Crowdsourcing the OED

Uncovering the first crowd-sourced project

Who were the hundreds of people around the world who helped create the Oxford English Dictionary in the nineteenth century? Most people think that Wikipedia was the first crowd-sourced project. But one hundred and fifty years earlier, the Oxford English Dictionary reached out to the public for help in its creation.

This project researches the people around the world who helped create the world's largest English dictionary by reading their local books and sending in example sentences on small “slips” of 4x6-inch paper. We investigate how the expertise of professionals was harnessed, as well as the industry of keen autodidacts, especially women. We apply network analysis and data visualizations to archival material to answer questions about sharing, ownership, and dissemination of ideas and knowledge in the nineteenth century.

Created by the Dictionary Lab

Dr Sarah Ogilvie

Dr. Sarah Ogilvie, founder of the Dictionary Lab

The Dictionary Lab is a research initiative at the University of Oxford that applies qualitative and quantitative analysis to the study of dictionaries and languages around the world.

Originally set up at Stanford University and now based in the Faculty of Linguistics, Philology, and Phonetics at the University of Oxford, the Lab is open to Oxford students, academics, and collaborators beyond.
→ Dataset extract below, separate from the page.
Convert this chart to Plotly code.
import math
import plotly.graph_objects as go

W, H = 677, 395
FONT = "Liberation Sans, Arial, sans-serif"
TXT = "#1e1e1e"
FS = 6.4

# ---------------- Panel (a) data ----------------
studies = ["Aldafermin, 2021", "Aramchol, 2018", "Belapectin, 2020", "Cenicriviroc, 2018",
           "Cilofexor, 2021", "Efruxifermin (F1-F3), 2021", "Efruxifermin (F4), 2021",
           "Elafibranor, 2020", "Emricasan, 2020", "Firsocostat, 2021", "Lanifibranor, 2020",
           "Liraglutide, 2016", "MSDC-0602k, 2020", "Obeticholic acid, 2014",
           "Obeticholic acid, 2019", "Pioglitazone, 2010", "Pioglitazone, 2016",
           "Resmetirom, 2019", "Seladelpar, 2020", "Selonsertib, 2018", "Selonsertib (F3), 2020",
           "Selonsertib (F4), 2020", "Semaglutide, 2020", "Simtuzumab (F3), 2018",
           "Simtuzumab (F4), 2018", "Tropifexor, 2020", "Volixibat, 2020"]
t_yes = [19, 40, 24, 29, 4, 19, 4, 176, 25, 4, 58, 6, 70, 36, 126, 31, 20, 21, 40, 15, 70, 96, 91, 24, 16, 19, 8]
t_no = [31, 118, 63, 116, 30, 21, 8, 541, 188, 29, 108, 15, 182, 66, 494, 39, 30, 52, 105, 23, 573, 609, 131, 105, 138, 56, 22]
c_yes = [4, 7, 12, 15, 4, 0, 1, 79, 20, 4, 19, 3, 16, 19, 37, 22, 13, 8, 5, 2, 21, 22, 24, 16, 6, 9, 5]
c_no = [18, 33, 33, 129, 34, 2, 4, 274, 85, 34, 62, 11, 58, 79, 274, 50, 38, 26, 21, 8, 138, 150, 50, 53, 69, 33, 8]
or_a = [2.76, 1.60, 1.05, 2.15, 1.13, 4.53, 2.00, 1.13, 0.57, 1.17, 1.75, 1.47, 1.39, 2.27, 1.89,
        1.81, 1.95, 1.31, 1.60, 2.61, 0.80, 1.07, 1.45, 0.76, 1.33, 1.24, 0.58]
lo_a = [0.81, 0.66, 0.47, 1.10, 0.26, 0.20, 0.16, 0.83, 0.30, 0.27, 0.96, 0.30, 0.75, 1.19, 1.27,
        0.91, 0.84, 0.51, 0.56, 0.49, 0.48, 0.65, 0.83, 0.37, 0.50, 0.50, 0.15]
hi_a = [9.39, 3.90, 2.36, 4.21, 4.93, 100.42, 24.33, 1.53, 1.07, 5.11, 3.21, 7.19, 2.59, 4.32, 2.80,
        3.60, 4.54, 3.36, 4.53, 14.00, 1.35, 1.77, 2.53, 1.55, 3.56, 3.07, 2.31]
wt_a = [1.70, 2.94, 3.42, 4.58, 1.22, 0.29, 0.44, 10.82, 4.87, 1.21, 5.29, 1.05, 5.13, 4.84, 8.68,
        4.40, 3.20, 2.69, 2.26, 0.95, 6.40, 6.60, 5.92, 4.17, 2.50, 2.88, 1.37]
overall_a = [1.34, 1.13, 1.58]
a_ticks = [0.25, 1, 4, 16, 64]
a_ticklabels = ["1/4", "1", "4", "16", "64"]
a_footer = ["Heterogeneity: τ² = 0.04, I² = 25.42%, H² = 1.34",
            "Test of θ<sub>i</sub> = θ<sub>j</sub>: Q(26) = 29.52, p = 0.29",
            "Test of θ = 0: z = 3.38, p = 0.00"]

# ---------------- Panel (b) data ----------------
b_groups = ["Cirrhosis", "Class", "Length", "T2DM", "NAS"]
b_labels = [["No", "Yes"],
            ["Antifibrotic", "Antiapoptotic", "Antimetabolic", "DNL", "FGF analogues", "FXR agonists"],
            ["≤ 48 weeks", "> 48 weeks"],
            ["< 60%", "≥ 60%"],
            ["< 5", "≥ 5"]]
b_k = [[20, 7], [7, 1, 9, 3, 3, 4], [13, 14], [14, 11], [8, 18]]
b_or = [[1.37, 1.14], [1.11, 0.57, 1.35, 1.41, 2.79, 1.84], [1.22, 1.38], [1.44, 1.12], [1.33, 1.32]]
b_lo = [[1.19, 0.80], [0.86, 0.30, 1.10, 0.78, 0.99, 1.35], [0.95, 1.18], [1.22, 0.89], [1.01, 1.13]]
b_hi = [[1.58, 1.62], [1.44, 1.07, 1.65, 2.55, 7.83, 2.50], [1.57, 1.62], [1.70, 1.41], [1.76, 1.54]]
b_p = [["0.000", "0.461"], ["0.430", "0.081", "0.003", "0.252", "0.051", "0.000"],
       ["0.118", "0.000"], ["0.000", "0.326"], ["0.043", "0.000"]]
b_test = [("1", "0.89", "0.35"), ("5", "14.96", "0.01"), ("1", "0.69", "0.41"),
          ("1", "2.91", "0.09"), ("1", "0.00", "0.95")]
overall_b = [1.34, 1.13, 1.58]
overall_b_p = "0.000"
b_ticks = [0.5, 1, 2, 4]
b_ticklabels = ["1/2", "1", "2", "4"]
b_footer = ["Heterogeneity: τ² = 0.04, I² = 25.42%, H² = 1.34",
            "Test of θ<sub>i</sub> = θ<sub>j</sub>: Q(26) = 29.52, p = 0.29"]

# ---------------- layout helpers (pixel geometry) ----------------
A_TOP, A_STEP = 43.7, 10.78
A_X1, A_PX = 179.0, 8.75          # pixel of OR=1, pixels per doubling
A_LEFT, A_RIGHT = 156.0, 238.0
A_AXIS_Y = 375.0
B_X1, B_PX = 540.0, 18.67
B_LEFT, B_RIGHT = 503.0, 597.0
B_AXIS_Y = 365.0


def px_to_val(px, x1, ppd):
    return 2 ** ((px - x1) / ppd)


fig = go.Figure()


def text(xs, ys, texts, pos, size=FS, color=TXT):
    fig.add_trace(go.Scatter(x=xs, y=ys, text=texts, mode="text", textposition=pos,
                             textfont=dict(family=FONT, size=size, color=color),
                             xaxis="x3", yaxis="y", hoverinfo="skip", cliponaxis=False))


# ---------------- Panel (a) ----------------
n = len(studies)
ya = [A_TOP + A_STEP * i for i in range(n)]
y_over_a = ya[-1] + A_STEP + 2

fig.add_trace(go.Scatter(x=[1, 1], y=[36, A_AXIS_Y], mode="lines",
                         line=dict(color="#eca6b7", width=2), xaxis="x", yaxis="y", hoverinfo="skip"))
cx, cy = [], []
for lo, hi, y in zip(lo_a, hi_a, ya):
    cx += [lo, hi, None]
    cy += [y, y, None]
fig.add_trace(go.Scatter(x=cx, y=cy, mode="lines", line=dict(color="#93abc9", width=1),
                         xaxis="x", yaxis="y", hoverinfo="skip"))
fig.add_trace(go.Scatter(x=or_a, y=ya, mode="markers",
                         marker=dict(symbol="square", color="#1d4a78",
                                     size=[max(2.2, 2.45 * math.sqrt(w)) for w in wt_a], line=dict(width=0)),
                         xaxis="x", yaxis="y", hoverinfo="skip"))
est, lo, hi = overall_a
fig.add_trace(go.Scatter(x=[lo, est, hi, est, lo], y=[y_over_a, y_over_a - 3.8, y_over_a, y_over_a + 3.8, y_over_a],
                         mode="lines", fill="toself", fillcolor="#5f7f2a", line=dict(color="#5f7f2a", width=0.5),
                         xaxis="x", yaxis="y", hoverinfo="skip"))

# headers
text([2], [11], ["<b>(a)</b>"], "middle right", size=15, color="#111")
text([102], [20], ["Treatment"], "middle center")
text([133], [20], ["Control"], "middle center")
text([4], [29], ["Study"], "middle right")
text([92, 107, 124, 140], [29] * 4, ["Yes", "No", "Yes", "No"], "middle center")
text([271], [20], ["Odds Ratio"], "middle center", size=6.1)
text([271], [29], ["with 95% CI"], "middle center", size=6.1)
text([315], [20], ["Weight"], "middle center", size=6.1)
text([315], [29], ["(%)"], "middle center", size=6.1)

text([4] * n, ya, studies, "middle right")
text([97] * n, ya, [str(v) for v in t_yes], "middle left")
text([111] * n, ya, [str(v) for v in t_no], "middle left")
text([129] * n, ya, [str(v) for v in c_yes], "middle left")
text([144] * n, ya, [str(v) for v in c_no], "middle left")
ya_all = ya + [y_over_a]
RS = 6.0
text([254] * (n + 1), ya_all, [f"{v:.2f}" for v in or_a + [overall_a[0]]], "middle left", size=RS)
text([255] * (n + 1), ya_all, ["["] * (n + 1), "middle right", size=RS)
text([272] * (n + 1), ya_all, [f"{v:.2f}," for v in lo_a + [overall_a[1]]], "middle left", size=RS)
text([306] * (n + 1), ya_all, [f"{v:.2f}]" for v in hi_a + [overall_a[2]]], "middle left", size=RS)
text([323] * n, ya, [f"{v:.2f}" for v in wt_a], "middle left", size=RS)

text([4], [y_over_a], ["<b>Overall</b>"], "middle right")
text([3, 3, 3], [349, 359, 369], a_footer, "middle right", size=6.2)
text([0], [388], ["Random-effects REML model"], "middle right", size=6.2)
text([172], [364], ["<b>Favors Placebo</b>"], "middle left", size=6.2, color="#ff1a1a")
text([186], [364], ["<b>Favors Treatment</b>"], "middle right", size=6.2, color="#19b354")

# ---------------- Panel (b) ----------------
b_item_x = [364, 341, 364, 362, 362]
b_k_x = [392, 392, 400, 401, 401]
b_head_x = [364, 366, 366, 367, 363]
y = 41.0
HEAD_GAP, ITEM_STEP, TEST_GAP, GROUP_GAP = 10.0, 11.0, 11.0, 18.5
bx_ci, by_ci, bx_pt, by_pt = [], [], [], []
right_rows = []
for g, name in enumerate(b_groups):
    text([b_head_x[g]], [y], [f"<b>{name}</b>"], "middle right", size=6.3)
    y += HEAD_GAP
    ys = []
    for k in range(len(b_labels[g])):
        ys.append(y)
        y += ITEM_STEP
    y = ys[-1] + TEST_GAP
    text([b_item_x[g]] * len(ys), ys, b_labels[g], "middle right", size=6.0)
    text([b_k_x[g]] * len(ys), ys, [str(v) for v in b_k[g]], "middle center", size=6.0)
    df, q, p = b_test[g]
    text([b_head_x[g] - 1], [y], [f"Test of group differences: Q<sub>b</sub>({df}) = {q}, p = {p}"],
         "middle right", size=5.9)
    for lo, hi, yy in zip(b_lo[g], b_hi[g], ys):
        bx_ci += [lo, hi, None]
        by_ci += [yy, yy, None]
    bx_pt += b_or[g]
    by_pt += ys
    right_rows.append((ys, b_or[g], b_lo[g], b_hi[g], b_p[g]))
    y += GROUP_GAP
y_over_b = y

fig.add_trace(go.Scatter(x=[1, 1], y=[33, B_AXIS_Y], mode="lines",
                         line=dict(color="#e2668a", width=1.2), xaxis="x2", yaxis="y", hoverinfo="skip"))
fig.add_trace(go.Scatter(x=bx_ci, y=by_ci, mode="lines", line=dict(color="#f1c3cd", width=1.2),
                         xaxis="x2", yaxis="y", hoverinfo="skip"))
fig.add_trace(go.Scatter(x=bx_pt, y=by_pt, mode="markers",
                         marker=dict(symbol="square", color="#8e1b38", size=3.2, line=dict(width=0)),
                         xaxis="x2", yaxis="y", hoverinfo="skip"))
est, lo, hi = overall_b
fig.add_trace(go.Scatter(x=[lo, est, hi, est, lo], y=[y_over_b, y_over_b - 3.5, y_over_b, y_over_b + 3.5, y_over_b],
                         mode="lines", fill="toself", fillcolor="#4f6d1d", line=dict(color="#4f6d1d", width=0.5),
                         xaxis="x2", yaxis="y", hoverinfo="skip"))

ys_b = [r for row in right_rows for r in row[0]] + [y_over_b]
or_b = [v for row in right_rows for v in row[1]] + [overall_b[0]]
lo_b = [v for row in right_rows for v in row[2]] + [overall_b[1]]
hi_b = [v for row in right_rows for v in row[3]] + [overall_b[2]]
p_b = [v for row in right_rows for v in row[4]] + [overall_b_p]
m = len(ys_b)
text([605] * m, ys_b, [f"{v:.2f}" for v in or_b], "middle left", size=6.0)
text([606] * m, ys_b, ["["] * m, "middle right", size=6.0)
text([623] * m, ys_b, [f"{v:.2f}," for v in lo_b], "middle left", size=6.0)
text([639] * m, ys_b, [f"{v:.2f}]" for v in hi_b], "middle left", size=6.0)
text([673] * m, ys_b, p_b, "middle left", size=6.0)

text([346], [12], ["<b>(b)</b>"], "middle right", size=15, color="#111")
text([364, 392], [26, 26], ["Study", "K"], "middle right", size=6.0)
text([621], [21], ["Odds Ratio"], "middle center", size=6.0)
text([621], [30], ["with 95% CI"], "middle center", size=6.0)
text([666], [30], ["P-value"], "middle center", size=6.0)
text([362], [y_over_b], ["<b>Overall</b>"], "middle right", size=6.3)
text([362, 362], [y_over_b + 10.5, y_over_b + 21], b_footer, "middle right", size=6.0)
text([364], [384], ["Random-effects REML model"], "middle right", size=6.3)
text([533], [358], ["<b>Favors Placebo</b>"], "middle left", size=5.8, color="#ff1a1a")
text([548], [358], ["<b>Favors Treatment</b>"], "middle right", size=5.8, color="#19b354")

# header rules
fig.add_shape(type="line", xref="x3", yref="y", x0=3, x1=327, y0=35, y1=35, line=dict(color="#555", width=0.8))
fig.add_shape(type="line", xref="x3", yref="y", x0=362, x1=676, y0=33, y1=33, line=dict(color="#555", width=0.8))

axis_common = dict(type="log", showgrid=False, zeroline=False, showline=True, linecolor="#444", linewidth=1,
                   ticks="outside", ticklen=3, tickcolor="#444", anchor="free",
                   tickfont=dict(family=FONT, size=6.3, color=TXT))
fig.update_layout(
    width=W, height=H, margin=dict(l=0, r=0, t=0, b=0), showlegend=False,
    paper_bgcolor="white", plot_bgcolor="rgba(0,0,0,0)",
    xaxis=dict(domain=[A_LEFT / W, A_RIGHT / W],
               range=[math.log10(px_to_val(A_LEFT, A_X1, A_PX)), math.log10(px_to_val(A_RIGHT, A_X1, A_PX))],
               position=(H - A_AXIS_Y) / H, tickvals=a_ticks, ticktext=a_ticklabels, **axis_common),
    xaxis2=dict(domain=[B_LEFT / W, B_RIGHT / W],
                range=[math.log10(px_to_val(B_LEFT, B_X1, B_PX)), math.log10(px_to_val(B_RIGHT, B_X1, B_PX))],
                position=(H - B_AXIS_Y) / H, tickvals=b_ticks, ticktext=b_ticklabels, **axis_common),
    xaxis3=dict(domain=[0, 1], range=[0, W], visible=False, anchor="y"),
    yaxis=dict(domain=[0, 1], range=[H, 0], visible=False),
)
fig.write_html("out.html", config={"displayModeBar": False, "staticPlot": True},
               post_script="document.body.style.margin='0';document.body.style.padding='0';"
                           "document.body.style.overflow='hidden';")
In the spirit of digital humanities, many of our projects are collaborative and apply digital tools and methods (such as text analysis, data visualization, network analysis, graph theory, and machine learning) to dictionary data in order to ask new questions and create new knowledge.

Research at the Lab focusses on three main areas: research on the languages of the world by analyzing dictionary data; research on general lexicography and lexicology relating to all languages; and research on the history and creation of the Oxford English Dictionary. Often called ‘Forensic Dictionary Analysis', this methodology combines statistical, textual, contextual, and qualitative analyses to achieve a more comprehensive understanding of language, and the making and reception of dictionaries.